* _SHORT TASK_
Output the material beneath this task exactly, images excluded.

* _DATASET EXCERPT_
-.-.-
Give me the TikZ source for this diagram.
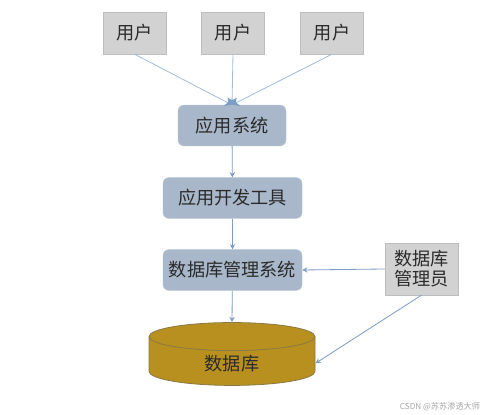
\documentclass[tikz,border=0pt]{standalone}
\usepackage{fontspec}
\setmainfont{Noto Sans CJK SC}
\usepackage{tikz}
\usetikzlibrary{arrows.meta, positioning, shapes.geometric}
\definecolor{usergray}{HTML}{D2D2D2}
\definecolor{sysblue}{HTML}{A8B7CA}
\definecolor{sysedge}{HTML}{B9C5D4}
\definecolor{dbgold}{HTML}{B8901F}
\definecolor{dbedge}{HTML}{8C7A45}
\definecolor{linkblue}{HTML}{A3BEDA}
\definecolor{arrowblue}{HTML}{7C9DC6}
\definecolor{textgray}{HTML}{2A2A2A}
\newcommand{\boxfont}{\fontsize{15.5}{18}\selectfont}
\tikzset{
    userbox/.style={fill=usergray, draw=usergray!90!black, line width=.3pt,
        minimum width=1.89cm, minimum height=1.26cm, text=textgray, font=\boxfont},
    sysbox/.style={fill=sysblue, draw=sysedge, rounded corners=5pt,
        minimum height=1.22cm, text=textgray, font=\boxfont},
    dbshape/.style={cylinder, shape border rotate=90, aspect=0.45,
        minimum width=4.98cm, minimum height=1.45cm, fill=dbgold, draw=dbedge,
        line width=.7pt, text=textgray, font=\boxfont},
    link/.style={draw=linkblue, line width=.7pt, -{Stealth[length=6pt,width=8pt,color=arrowblue]}},
    flow/.style={draw=arrowblue, line width=.7pt, -{Stealth[length=4.5pt,width=4.5pt]}}
}
\begin{document}
\begin{tikzpicture}
\useasboundingbox[fill=white] (0,0) rectangle (14.97,12.45);
\node[userbox] (user1) at (4.035,11.46) {用户};
\node[userbox] (user2) at (6.99,11.46) {用户};
\node[userbox] (user3) at (9.96,11.46) {用户};
\node[sysbox, minimum width=3.24cm] (app) at (6.96,8.685) {应用系统};
\node[sysbox, minimum width=4.17cm] (tool) at (6.975,6.51) {应用开发工具};
\node[sysbox, minimum width=4.17cm] (dbms) at (6.975,4.35) {数据库管理系统};
\node[userbox, minimum width=2.19cm, minimum height=1.56cm, align=center,
    font=\boxfont\linespread{0.95}\selectfont] (admin) at (12.645,4.38) {数据库\\管理员};
\node[dbshape] (db) at (6.96,1.55) {数据库};
\node[text=black!35, font=\scriptsize] (mark) at (13.2,0.24) {CSDN @苏苏渗透大师};
\draw[link] (user1.south) -- (app.north);
\draw[link] (user3.south) -- (app.north);
\draw[link] (user2.south) -- (app.north);
\draw[flow] (app) -- (tool);
\draw[flow] (tool) -- (dbms);
\draw[flow] (dbms) -- (db.north);
\draw[flow] (admin.west) -- (dbms.east);
\draw[flow] (admin.south) -- (db.east);
\end{tikzpicture}
\end{document}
-.-.-
* _ANSWER FOR THE TASK_
Give me the TikZ source for this diagram.
\documentclass[tikz,border=0pt]{standalone}
\usepackage{fontspec}
\setmainfont{Noto Sans CJK SC}
\usepackage{tikz}
\usetikzlibrary{arrows.meta, positioning, shapes.geometric}
\definecolor{usergray}{HTML}{D2D2D2}
\definecolor{sysblue}{HTML}{A8B7CA}
\definecolor{sysedge}{HTML}{B9C5D4}
\definecolor{dbgold}{HTML}{B8901F}
\definecolor{dbedge}{HTML}{8C7A45}
\definecolor{linkblue}{HTML}{A3BEDA}
\definecolor{arrowblue}{HTML}{7C9DC6}
\definecolor{textgray}{HTML}{2A2A2A}
\newcommand{\boxfont}{\fontsize{15.5}{18}\selectfont}
\tikzset{
    userbox/.style={fill=usergray, draw=usergray!90!black, line width=.3pt,
        minimum width=1.89cm, minimum height=1.26cm, text=textgray, font=\boxfont},
    sysbox/.style={fill=sysblue, draw=sysedge, rounded corners=5pt,
        minimum height=1.22cm, text=textgray, font=\boxfont},
    dbshape/.style={cylinder, shape border rotate=90, aspect=0.45,
        minimum width=4.98cm, minimum height=1.45cm, fill=dbgold, draw=dbedge,
        line width=.7pt, text=textgray, font=\boxfont},
    link/.style={draw=linkblue, line width=.7pt, -{Stealth[length=6pt,width=8pt,color=arrowblue]}},
    flow/.style={draw=arrowblue, line width=.7pt, -{Stealth[length=4.5pt,width=4.5pt]}}
}
\begin{document}
\begin{tikzpicture}
\useasboundingbox[fill=white] (0,0) rectangle (14.97,12.45);
\node[userbox] (user1) at (4.035,11.46) {用户};
\node[userbox] (user2) at (6.99,11.46) {用户};
\node[userbox] (user3) at (9.96,11.46) {用户};
\node[sysbox, minimum width=3.24cm] (app) at (6.96,8.685) {应用系统};
\node[sysbox, minimum width=4.17cm] (tool) at (6.975,6.51) {应用开发工具};
\node[sysbox, minimum width=4.17cm] (dbms) at (6.975,4.35) {数据库管理系统};
\node[userbox, minimum width=2.19cm, minimum height=1.56cm, align=center,
    font=\boxfont\linespread{0.95}\selectfont] (admin) at (12.645,4.38) {数据库\\管理员};
\node[dbshape] (db) at (6.96,1.55) {数据库};
\node[text=black!35, font=\scriptsize] (mark) at (13.2,0.24) {CSDN @苏苏渗透大师};
\draw[link] (user1.south) -- (app.north);
\draw[link] (user3.south) -- (app.north);
\draw[link] (user2.south) -- (app.north);
\draw[flow] (app) -- (tool);
\draw[flow] (tool) -- (dbms);
\draw[flow] (dbms) -- (db.north);
\draw[flow] (admin.west) -- (dbms.east);
\draw[flow] (admin.south) -- (db.east);
\end{tikzpicture}
\end{document}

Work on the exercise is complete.